On March 22, the Federal Reserve announced its ninth quarter percentage points rate hike in March 2022 in its ongoing fight against inflation.

Chairman Jerome Powell cautioned about the recent banking crisis and hinted that the hikes might be coming to an end. The Federal Open Market Committee stated that future rate hikes are dependent on incoming data, and the committee anticipates additional policy firming to reach a stance of monetary policy that will return inflation to 2 percent over time.

Although Powell suggested that the Fed may be considering the end of the rate hike, he stressed that the fight against inflation is ongoing.

Powell emphasized the importance of restoring price stability, stating that it will bring inflation down to 2 percent over time. The recent developments in the US banking system could lead to tighter credit conditions, but Powell did not expect rate cuts any time soon.

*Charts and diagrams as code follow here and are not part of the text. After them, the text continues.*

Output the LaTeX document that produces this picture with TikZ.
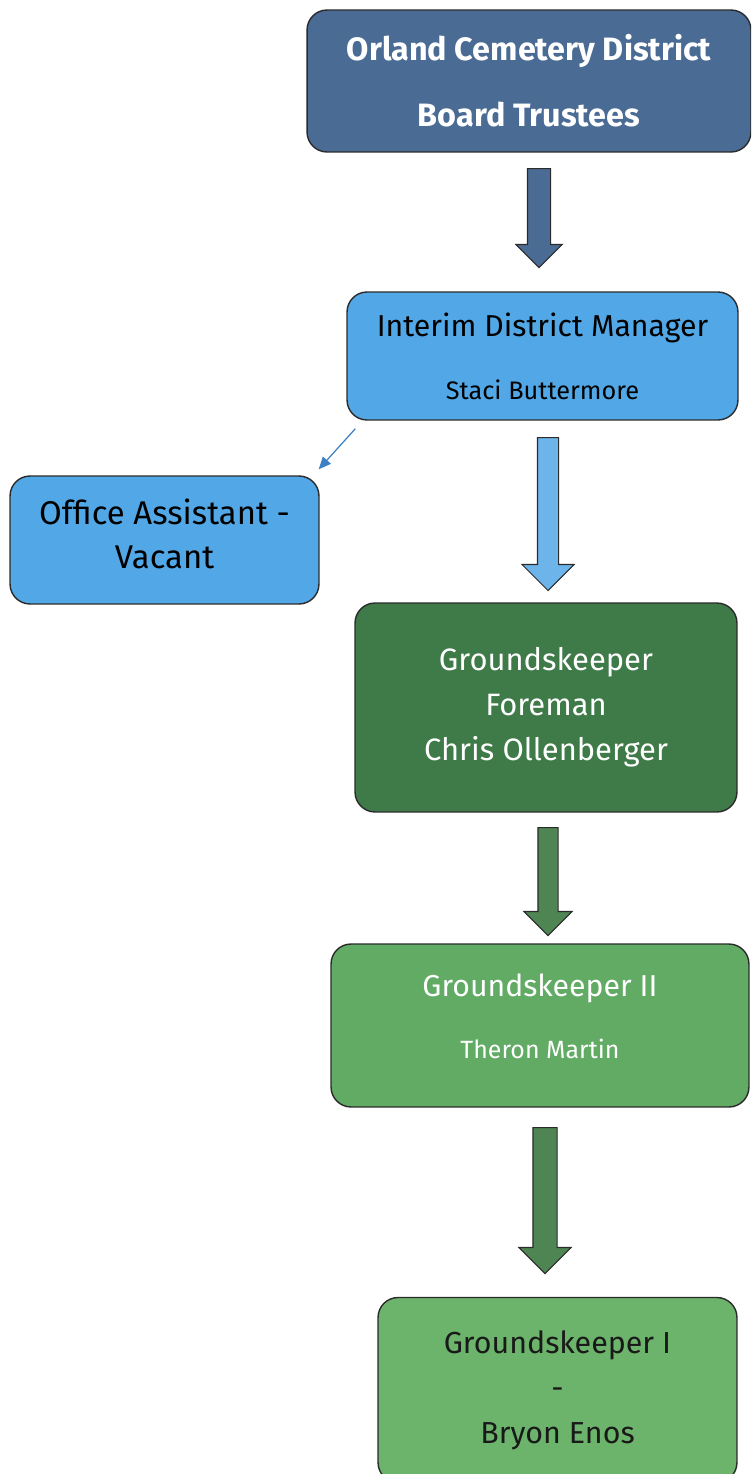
\documentclass[tikz,border=0pt]{standalone}
\usepackage{fontspec}
\setmainfont{Fira Sans}
\usetikzlibrary{shapes.arrows,arrows.meta}
\definecolor{boardblue}{HTML}{4A6B94}
\definecolor{staffblue}{HTML}{52A7E6}
\definecolor{arrowblue}{HTML}{6DB4EA}
\definecolor{linkblue}{HTML}{3C80C6}
\definecolor{foregreen}{HTML}{3F7B49}
\definecolor{keepgreen}{HTML}{61AB65}
\definecolor{lightgreen}{HTML}{6CB46B}
\definecolor{arrowgreen}{HTML}{4F8553}
\definecolor{edge}{HTML}{2B2B2B}
\tikzset{
  orgbox/.style={rectangle,rounded corners=0.4cm,draw=edge,line width=0.8pt,align=center,inner sep=0pt},
  downarrow/.style 2 args={single arrow,shape border rotate=270,draw=edge,line width=0.6pt,
    inner sep=#1,single arrow head extend=#2,anchor=tail}
}
\begin{document}
\begin{tikzpicture}[x=0.02cm,y=-0.02cm]
\fill[white] (0,0) rectangle (751,1474);
\clip (0,0) rectangle (751,1474);
%=======boxes=============
\node[orgbox,fill=boardblue,text=white,minimum width=8.88cm,minimum height=2.84cm,
  font=\bfseries\fontsize{18.4}{37.5}\selectfont] (board) at (529,81)
  {Orland Cemetery District\\Board Trustees};
\node[orgbox,fill=staffblue,minimum width=7.82cm,minimum height=2.56cm,
  font=\fontsize{17.2}{35.8}\selectfont] (manager) at (542.5,356)
  {Interim District Manager\\{\fontsize{14.4}{15}\selectfont Staci Buttermore}};
\node[orgbox,fill=staffblue,minimum width=6.18cm,minimum height=2.56cm,text depth=7pt,
  font=\fontsize{18.7}{25}\selectfont] (office) at (164.5,540)
  {Office Assistant -\\Vacant};
\node[orgbox,fill=foregreen,text=white,minimum width=7.64cm,minimum height=4.18cm,
  font=\fontsize{17.6}{25.6}\selectfont] (foreman) at (546,707.5)
  {Groundskeeper\\Foreman\\Chris Ollenberger};
\node[orgbox,fill=keepgreen,text=white,minimum width=8.36cm,minimum height=3.26cm,text depth=11pt,
  font=\fontsize{17.2}{35.3}\selectfont] (keeper2) at (540,1025.5)
  {Groundskeeper II\\{\fontsize{14.2}{15}\selectfont Theron Martin}};
\node[orgbox,fill=lightgreen,text=black!90,minimum width=7.18cm,minimum height=3.7cm,
  font=\fontsize{17.3}{25.6}\selectfont] (keeper1) at (557.5,1390)
  {Groundskeeper I\\-\\Bryon Enos};
%=======arrows=============
\node[downarrow={0.22cm}{0.23cm},fill=boardblue,minimum height=1.98cm] (a1) at (539,168) {};
\node[downarrow={0.2cm}{0.31cm},fill=arrowblue,minimum height=3.06cm] (a2) at (548,437) {};
\node[downarrow={0.19cm}{0.28cm},fill=arrowgreen,minimum height=2.16cm] (a3) at (548,827) {};
\node[downarrow={0.23cm}{0.28cm},fill=arrowgreen,minimum height=2.92cm] (a4) at (545,1127) {};
\draw[linkblue,line width=0.7pt,-{Triangle[length=7pt,width=6pt]}]
  ([shift={(9,8)}]manager.south west) -- ([shift={(-1,-6)}]office.north east);
\end{tikzpicture}
\end{document}
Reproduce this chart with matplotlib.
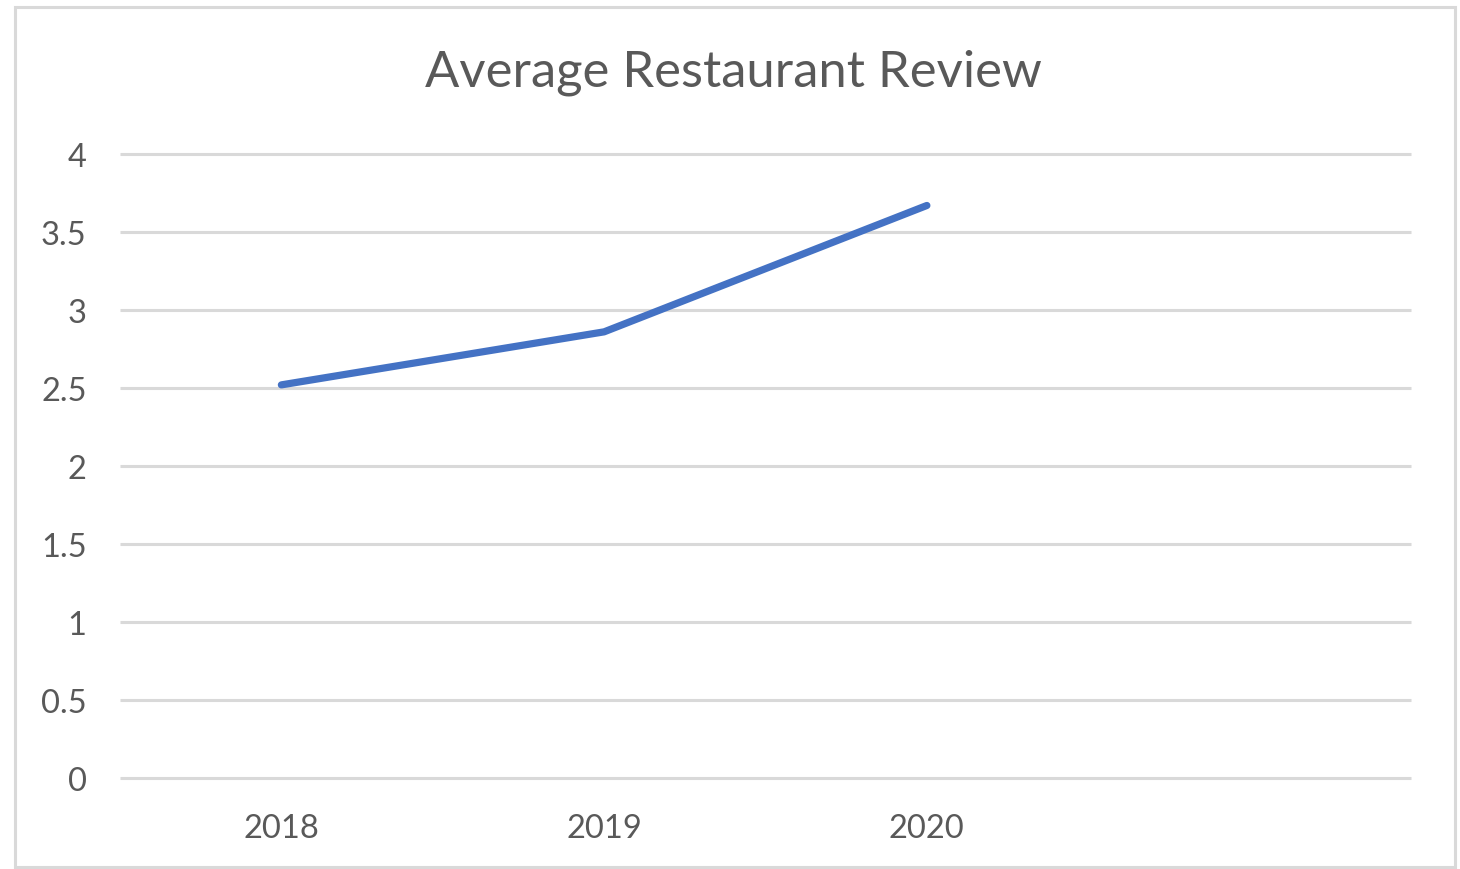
import matplotlib.pyplot as plt
from matplotlib.patches import Rectangle

# data
years = ["2018", "2019", "2020", ""]
reviews = [2.52, 2.86, 3.67]
y_ticks = [0, 0.5, 1, 1.5, 2, 2.5, 3, 3.5, 4]
y_labels = ["0", "0.5", "1", "1.5", "2", "2.5", "3", "3.5", "4"]

plt.rcParams['font.family'] = ['Lato', 'DejaVu Sans']
text_col = '#595959'
grid_col = '#d9d9d9'

fig = plt.figure(figsize=(14.6, 8.7), dpi=100)
ax = fig.add_axes([120 / 1460, 1 - 779 / 870, (1411 - 120) / 1460, (779 - 155) / 870])

ax.plot(range(len(reviews)), reviews, color='#4472c4', lw=5.2,
        solid_capstyle='round', solid_joinstyle='round', zorder=3)

ax.set_xlim(-0.5, len(years) - 0.5)
ax.set_ylim(0, 4)
ax.set_xticks(range(len(years)))
ax.set_xticklabels(years)
ax.set_yticks(y_ticks)
ax.set_yticklabels(y_labels)
ax.tick_params(length=0, labelsize=23.5, labelcolor=text_col)
ax.tick_params(axis='y', pad=24)
ax.tick_params(axis='x', pad=25)
ax.grid(axis='y', color=grid_col, lw=2.2)
for gl in ax.get_ygridlines():
    gl.set_clip_on(False)
    gl.set_solid_capstyle('butt')
ax.set_axisbelow(True)
for s in ax.spines.values():
    s.set_visible(False)

fig.text(733 / 1460, 1 - 73 / 870, "Average Restaurant Review", ha='center', va='center',
         fontsize=36.5, color=text_col)

# outer chart border
fig.patches.append(Rectangle((14.5 / 1460, 1 - 868 / 870), (1454.5 - 14.5) / 1460, (868 - 7.5) / 870,
                             transform=fig.transFigure, fill=False, ec=grid_col, lw=2.2))

fig.savefig("out.png", dpi=100)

The rate hike impacted Bitcoin and the cryptocurrency market, as the markets did not react well to the continued monetary tightening. The top three Wall Street indices dropped 1.6 percent, and Bitcoin and other altcoins experienced selling pressure. Bitcoin dropped by over 2 percent to $27,742, following the Nasdaq 100’s similar drop.

Despite the selling pressure in the crypto market, Bitcoin has had a strong rally this year and is viewed as a trusted investment destination amid the traditional banking sector’s turmoil. The Fed’s fight against inflation is ongoing, and its impact on the crypto market remains to be seen.